The University's new Centre for Food Security has a similar agenda to that of Foresight. We want to harness the research excellence at Reading that is looking for solutions to the issues raised in the report. In particular research is focused on three interconnected strands:diet and health, sustainable agriculture and biodiversity.
The complexity of the issues surrounding food security means that we cannot just consider the journey from the farm to the plate in isolation; we must also consider the environmental consequences of our actions, nutritional considerations and the societal factors represented by economics and behaviour.
Eating more fruit and vegetables is good for our health. Many of our fruit and vegetables are imported however and we have to think of the impacts of increased consumption in this context.

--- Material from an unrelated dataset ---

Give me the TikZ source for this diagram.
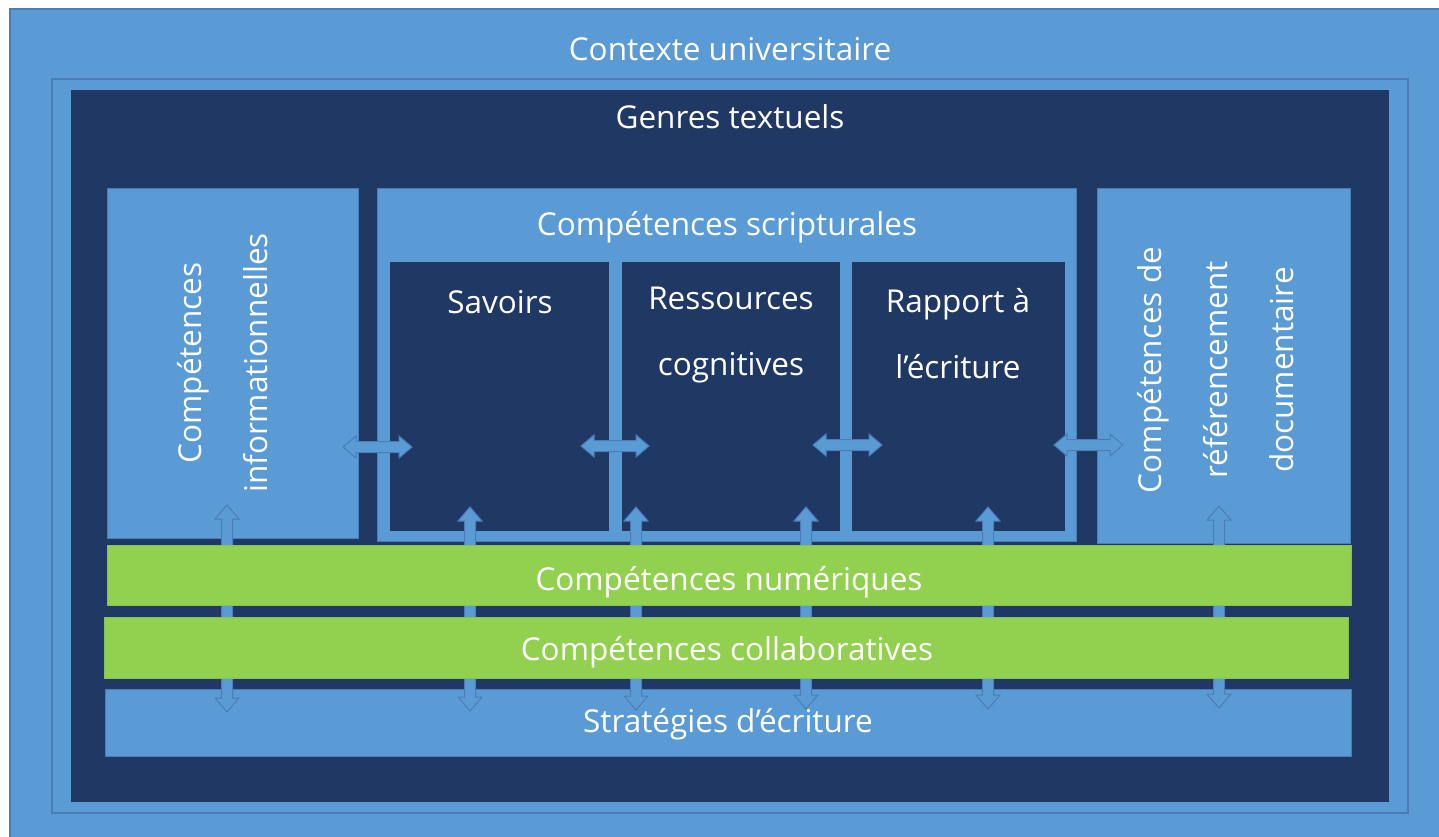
\documentclass[tikz,border=0pt]{standalone}
\usepackage{fontspec}
\setmainfont{Open Sans}
\definecolor{lb}{HTML}{5B9BD5}
\definecolor{lbd}{HTML}{4A7DB5}
\definecolor{nv}{HTML}{203864}
\definecolor{gr}{HTML}{92D050}
\newcommand\rbox[6]{\node[#2,minimum width={(#5-#3)*1pt},minimum height={(#6-#4)*1pt},inner sep=0pt,anchor=center] (#1) at ({(#3+#5)/2},{(#4+#6)/2}) {};}
% vertical double block arrow: x, ytop, ybot
\newcommand\vda[3]{\filldraw[arr] (#1-5.5,#3-14) -- (#1-5.5,#2+14) -- (#1-12,#2+14) -- (#1,#2) -- (#1+12,#2+14) -- (#1+5.5,#2+14) -- (#1+5.5,#3-14) -- (#1+12,#3-14) -- (#1,#3) -- (#1-12,#3-14) -- cycle;}
% horizontal double block arrow: xleft, xright, y
\newcommand\hda[3]{\filldraw[arr] (#1+13,#3-5.5) -- (#2-13,#3-5.5) -- (#2-13,#3-11) -- (#2,#3) -- (#2-13,#3+11) -- (#2-13,#3+5.5) -- (#1+13,#3+5.5) -- (#1+13,#3+11) -- (#1,#3) -- (#1+13,#3-11) -- cycle;}
\begin{document}
\begin{tikzpicture}[x=1pt,y=-1pt,
  lbox/.style={fill=lb,draw=lbd,line width=1pt},
  obox/.style={draw=lbd,line width=1.2pt},
  nbox/.style={fill=nv,draw=none},
  gbox/.style={fill=gr,draw=gr!80!lbd,line width=0.8pt},
  lbl/.style={text=white,font=\fontsize{31.5}{66}\selectfont,align=center,inner sep=0pt},
  arr/.style={fill=lb,draw=lbd,line width=1pt,line join=miter}]
\useasboundingbox[fill=white] (0,0) rectangle (1439,837);
% frames
\fill[lb] (10,9) rectangle (1439,837);
\draw[lbd,line width=1.2pt] (10,837) -- (10,9) -- (1439,9);
\rbox{ctx}{obox}{52}{79}{1408}{813}
\rbox{gen}{nbox}{71}{90}{1389}{802}
% top boxes
\rbox{info}{lbox}{107}{189}{358}{538}
\rbox{scrip}{lbox}{377}{189}{1076}{541}
\rbox{sav}{nbox}{390}{262}{609}{531}
\rbox{res}{nbox}{622}{262}{840}{531}
\rbox{rap}{nbox}{852}{262}{1065}{531}
\rbox{ref}{lbox}{1097}{189}{1350}{543}
% bottom bar
\rbox{strat}{lbox}{105}{689}{1351}{756}
% arrows
\vda{227}{505}{712}
\vda{470}{507}{711}
\vda{636}{507}{710}
\vda{806}{507}{709}
\vda{988}{507}{709}
\vda{1219}{506}{708}
\hda{343}{412}{447}
\hda{581}{649}{446}
\hda{813}{882}{445}
\hda{1054}{1123}{445}
% green bars
\rbox{num}{gbox}{107}{545}{1351}{605}
\rbox{col}{gbox}{104}{617}{1348}{678}
% labels
\node[lbl] (tctx) at (730,49) {Contexte universitaire};
\node[lbl] (tgen) at (730,117) {Genres textuels};
\node[lbl] (tscrip) at (727,227) {Compétences scripturales};
\node[lbl] (tsav) at (500,302) {Savoirs};
\node[lbl] (tres) at (731,335) {Ressources\\cognitives};
\node[lbl] (trap) at (958,334) {Rapport à\\l’écriture};
\node[lbl,rotate=90] (tinfo) at (223,363) {Compétences\\informationnelles};
\node[lbl,rotate=90] (tref) at (1216,370) {Compétences de\\référencement\\documentaire};
\node[lbl] (tnum) at (729,582) {Compétences numériques};
\node[lbl] (tcol) at (727,652) {Compétences collaboratives};
\node[lbl] (tstrat) at (728,724) {Stratégies d’écriture};
\end{tikzpicture}
\end{document}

Freighting produce around the world has the potential to increase the carbon footprint of our food production.
Producing fresh produce in developing countries might increase the incomes of the producers in those countries but it might also displace the production of local staples and therefore have an adverse impact on diets in those countries.
Climate change has the potential to raise yields of some crops in temperate climates but the accompanying changes in seasonal patterns might put the crops out of rhythm with their pollinators or may increase the probability of an extreme event damaging the developing flowers that are essential for the crop.
It is evident that an integrated systemic approach to the problems of food security is required. The UK has one of the most technologically advanced food industries in the world and some of the most advanced science that could potentially be brought to bear on the problem. We also have a limited number of research platforms which are well placed to integrate this knowledge in our universities that have historically been strong in Agri-Food research.
Recent history has not been kind to some of these institutions however. It is therefore vital, with the heightened interest in Agri-food research, that initiatives such as the Centre for Food Security at Reading succeed to give a focus for relevant research in non-specialist universities and research centres to be integrated as is evidently required from the discussion above.